Pour les milliardaires, la levée de tarifs douanier n’est pas non plus une bonne nouvelle. Les dix plus grandes fortunes mondiales, dont la plupart sont américaines, ont perdu 74 milliards de dollars dans les jours qui ont suivis le jour de la Libération selon Business Insider, un montant colossal. Parmi les grands perdants se trouvent Jeff Bezos et Elon Musk pour 16 et 11 milliards de dollars respectivement. A noter que ce dernier vient d’annoncer que les tarifs étaient «une énorme erreur politique». Oups!
Au-delà de l’anecdote personnelle de ce grand perdant, la richesse des ménages américains est étroitement liée au marché action: la corrélation est de 0,71 (graphique 2). Un tiers des actifs détenu par les ménages est de l’immobilier, les deux tiers restant des actifs financiers. Parmi ceux-ci, la moitié sont des actions.
Graphique 2: Richesse des ménages américains et indice boursier (NYSE)
Source: Bloomberg, Financial Account of the United States – z.1, Yves Longchamp
Comme l’écrivait Adam Smith il y a près de 250 ans, le libre-échange et la division du travail est source de prospérité et de richesse. Les barrières au commerce international entravent la croissance et freinent l’accumulation de richesse. Il n’y a pas d’indépendance des richesses, pas de mercantilisme.
Finalement, revenons à Thomas Jefferson et à la Déclaration d’Indépendance. La concentration des pouvoirs dans les mains de Trump 2.0 et sa volonté de se présenter pour un troisième mandat est suffisamment sérieuse pour que les bookmakers lui attribuent 18% des chance de réussite selon un récent article du Financial Times.

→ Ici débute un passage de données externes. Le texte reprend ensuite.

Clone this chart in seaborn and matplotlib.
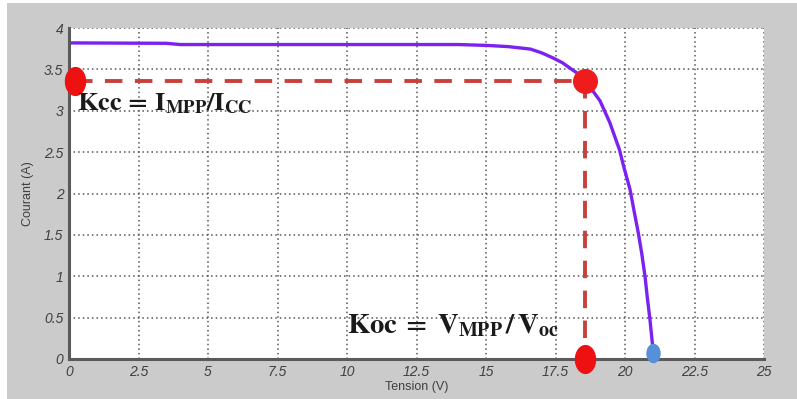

Si tel devait être le cas, nous changerions de régime, transformant Trump 3.0 en Trump III, plus proche du Georges III de la Déclaration d’Indépendance que d’une déclaration des nations par les urnes.
Conclusion
En demandant trop, Trump espère obtenir beaucoup. Mais demander trop c’est aussi risquer la rupture. La nouvelle volte-face du président qui consiste à uniformiser à 10% les tarifs douanier pour 90 jours, à l’exception de la Chine (125%), montre qu’il ne peut faire la pluie et le beau temps seul.
Succès pour Trump et défaite victorieuse pour le reste du monde, nous sommes tous perdant avec des tarifs douaniers. Le jeu des négociations, des menaces, des représailles et finalement des concessions débute. Trump se félicite d’imposer 10% à l’économie mondiale et de punir la Chine, rassurant quelque peu sa base et désamorçant les tensions dans son administration.
A l’exception de la Chine, le reste du monde apprécie ce répit au goût doux amer d’une défaite victorieuse. Après tout, 10% est le moins pire des tarifs réciproques possible. Merci aux marchés financiers d’avoir sonné l’alarme à l’unisson.
Quoique soit le résultat final des négociations, l’introduction des tarifs douaniers marque le commencement d’une nouvelle ère qui modifiera durablement la richesse des nations.